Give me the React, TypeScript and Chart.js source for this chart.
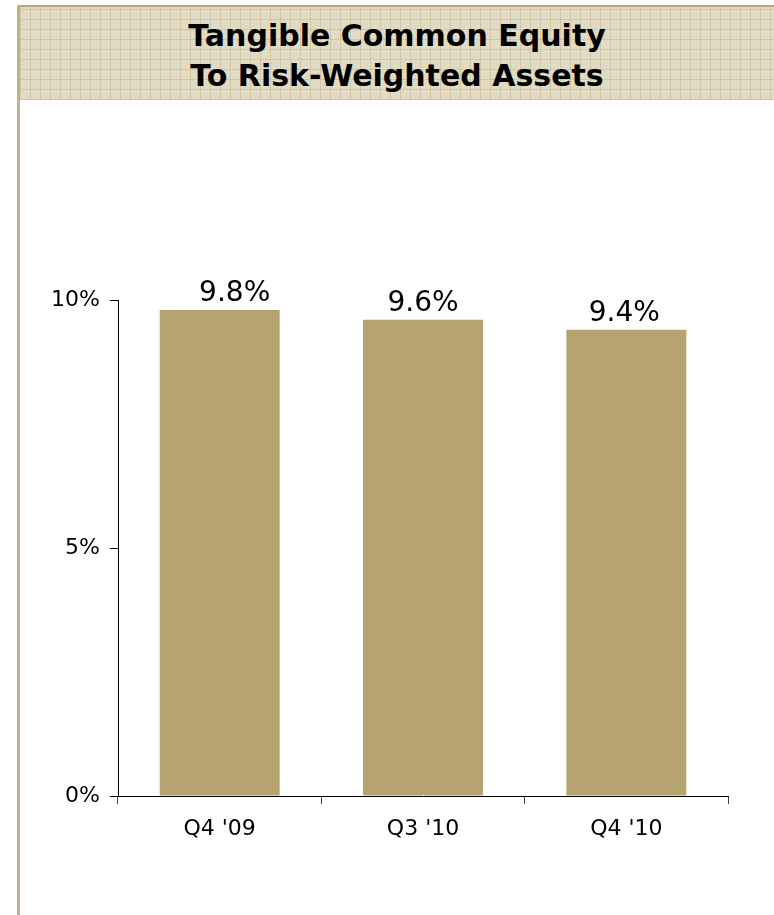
import React, { useEffect, useRef } from "react";
import { Chart, registerables } from "chart.js";

Chart.register(...registerables);

const titleLines = ["Tangible Common Equity", "To Risk-Weighted Assets"];
const categories = ["Q4 '09", "Q3 '10", "Q4 '10"];
const values = [9.8, 9.6, 9.4];
const valueLabels = ["9.8%", "9.6%", "9.4%"];
const yTicks = [0, 5, 10];

const FONT = "'DejaVu Sans', sans-serif";
const labelShift = [15, 0, -2];

const labelPlugin = {
  id: "barLabels",
  afterDatasetsDraw(chart: any) {
    const ctx = chart.ctx;
    const meta = chart.getDatasetMeta(0);
    ctx.save();
    ctx.font = `28px ${FONT}`;
    ctx.fillStyle = "#000";
    ctx.textAlign = "center";
    ctx.textBaseline = "alphabetic";
    meta.data.forEach((bar: any, i: number) => {
      ctx.fillText(valueLabels[i], bar.x + labelShift[i], bar.y - 9);
    });
    ctx.restore();
  },
};

export default function App() {
  const ref = useRef<HTMLCanvasElement>(null);
  useEffect(() => {
    if (!ref.current) return;
    const chart = new Chart(ref.current, {
      type: "bar",
      data: {
        labels: categories,
        datasets: [
          {
            data: values,
            backgroundColor: "#b5a470",
            borderWidth: 0,
            categoryPercentage: 1,
            barPercentage: 0.59,
          },
        ],
      },
      options: {
        responsive: false,
        animation: false,
        layout: { padding: { top: 200, right: 46, left: 0, bottom: 0 } },
        plugins: { legend: { display: false }, tooltip: { enabled: false } },
        scales: {
          x: {
            grid: {
              display: true,
              drawOnChartArea: false,
              drawTicks: true,
              tickLength: 8,
              color: "#444",
              offset: true,
            },
            border: { display: true, color: "#000", width: 1 },
            ticks: { color: "#000", font: { family: FONT, size: 22 }, padding: 12 },
            afterFit(scale: any) {
              scale.height = 119;
            },
          },
          y: {
            min: 0,
            max: 10,
            afterBuildTicks(scale: any) {
              scale.ticks = yTicks.map((v) => ({ value: v }));
            },
            grid: {
              display: true,
              drawOnChartArea: false,
              drawTicks: true,
              tickLength: 8,
              color: "#000",
            },
            border: { display: true, color: "#000", width: 1 },
            ticks: {
              color: "#000",
              font: { family: FONT, size: 22 },
              padding: 10,
              callback: (v: any) => `${v}%`,
            },
            afterFit(scale: any) {
              scale.width = 98;
            },
          },
        },
      },
      plugins: [labelPlugin],
    });
    return () => chart.destroy();
  }, []);

  const grid =
    "repeating-linear-gradient(0deg, rgba(185,168,120,0.4) 0px, rgba(185,168,120,0.4) 1px, transparent 1px, transparent 10px)," +
    "repeating-linear-gradient(90deg, rgba(185,168,120,0.4) 0px, rgba(185,168,120,0.4) 1px, transparent 1px, transparent 10px)";

  return (
    <div
      style={{
        position: "absolute",
        left: 0,
        top: 0,
        width: 774,
        height: 915,
        overflow: "hidden",
        background: "#fff",
      }}
    >
      <div
        style={{
          position: "absolute",
          left: 17,
          top: 5,
          width: 3,
          height: 910,
          background: "#c2b284",
        }}
      />
      <div
        style={{
          position: "absolute",
          left: 20,
          top: 5,
          width: 754,
          height: 95,
          borderTop: "2px solid #b9a877",
          boxSizing: "border-box",
          backgroundColor: "#e2dbc4",
          backgroundImage: grid,
          display: "flex",
          flexDirection: "column",
          alignItems: "center",
          justifyContent: "center",
          fontFamily: FONT,
          fontWeight: "bold",
          fontSize: 30,
          lineHeight: "40px",
          color: "#000",
          paddingTop: 4,
        }}
      >
        {titleLines.map((t) => (
          <div key={t}>{t}</div>
        ))}
      </div>
      <canvas
        ref={ref}
        width={754}
        height={815}
        style={{ position: "absolute", left: 20, top: 100, width: 754, height: 815 }}
      />
    </div>
  );
}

::::

Exercise aim
Reproduce the material word for word. Any pictures should be left out of the copy.

Result
Give me the React, TypeScript and Chart.js source for this chart.
import React, { useEffect, useRef } from "react";
import { Chart, registerables } from "chart.js";

Chart.register(...registerables);

const titleLines = ["Tangible Common Equity", "To Risk-Weighted Assets"];
const categories = ["Q4 '09", "Q3 '10", "Q4 '10"];
const values = [9.8, 9.6, 9.4];
const valueLabels = ["9.8%", "9.6%", "9.4%"];
const yTicks = [0, 5, 10];

const FONT = "'DejaVu Sans', sans-serif";
const labelShift = [15, 0, -2];

const labelPlugin = {
  id: "barLabels",
  afterDatasetsDraw(chart: any) {
    const ctx = chart.ctx;
    const meta = chart.getDatasetMeta(0);
    ctx.save();
    ctx.font = `28px ${FONT}`;
    ctx.fillStyle = "#000";
    ctx.textAlign = "center";
    ctx.textBaseline = "alphabetic";
    meta.data.forEach((bar: any, i: number) => {
      ctx.fillText(valueLabels[i], bar.x + labelShift[i], bar.y - 9);
    });
    ctx.restore();
  },
};

export default function App() {
  const ref = useRef<HTMLCanvasElement>(null);
  useEffect(() => {
    if (!ref.current) return;
    const chart = new Chart(ref.current, {
      type: "bar",
      data: {
        labels: categories,
        datasets: [
          {
            data: values,
            backgroundColor: "#b5a470",
            borderWidth: 0,
            categoryPercentage: 1,
            barPercentage: 0.59,
          },
        ],
      },
      options: {
        responsive: false,
        animation: false,
        layout: { padding: { top: 200, right: 46, left: 0, bottom: 0 } },
        plugins: { legend: { display: false }, tooltip: { enabled: false } },
        scales: {
          x: {
            grid: {
              display: true,
              drawOnChartArea: false,
              drawTicks: true,
              tickLength: 8,
              color: "#444",
              offset: true,
            },
            border: { display: true, color: "#000", width: 1 },
            ticks: { color: "#000", font: { family: FONT, size: 22 }, padding: 12 },
            afterFit(scale: any) {
              scale.height = 119;
            },
          },
          y: {
            min: 0,
            max: 10,
            afterBuildTicks(scale: any) {
              scale.ticks = yTicks.map((v) => ({ value: v }));
            },
            grid: {
              display: true,
              drawOnChartArea: false,
              drawTicks: true,
              tickLength: 8,
              color: "#000",
            },
            border: { display: true, color: "#000", width: 1 },
            ticks: {
              color: "#000",
              font: { family: FONT, size: 22 },
              padding: 10,
              callback: (v: any) => `${v}%`,
            },
            afterFit(scale: any) {
              scale.width = 98;
            },
          },
        },
      },
      plugins: [labelPlugin],
    });
    return () => chart.destroy();
  }, []);

  const grid =
    "repeating-linear-gradient(0deg, rgba(185,168,120,0.4) 0px, rgba(185,168,120,0.4) 1px, transparent 1px, transparent 10px)," +
    "repeating-linear-gradient(90deg, rgba(185,168,120,0.4) 0px, rgba(185,168,120,0.4) 1px, transparent 1px, transparent 10px)";

  return (
    <div
      style={{
        position: "absolute",
        left: 0,
        top: 0,
        width: 774,
        height: 915,
        overflow: "hidden",
        background: "#fff",
      }}
    >
      <div
        style={{
          position: "absolute",
          left: 17,
          top: 5,
          width: 3,
          height: 910,
          background: "#c2b284",
        }}
      />
      <div
        style={{
          position: "absolute",
          left: 20,
          top: 5,
          width: 754,
          height: 95,
          borderTop: "2px solid #b9a877",
          boxSizing: "border-box",
          backgroundColor: "#e2dbc4",
          backgroundImage: grid,
          display: "flex",
          flexDirection: "column",
          alignItems: "center",
          justifyContent: "center",
          fontFamily: FONT,
          fontWeight: "bold",
          fontSize: 30,
          lineHeight: "40px",
          color: "#000",
          paddingTop: 4,
        }}
      >
        {titleLines.map((t) => (
          <div key={t}>{t}</div>
        ))}
      </div>
      <canvas
        ref={ref}
        width={754}
        height={815}
        style={{ position: "absolute", left: 20, top: 100, width: 754, height: 815 }}
      />
    </div>
  );
}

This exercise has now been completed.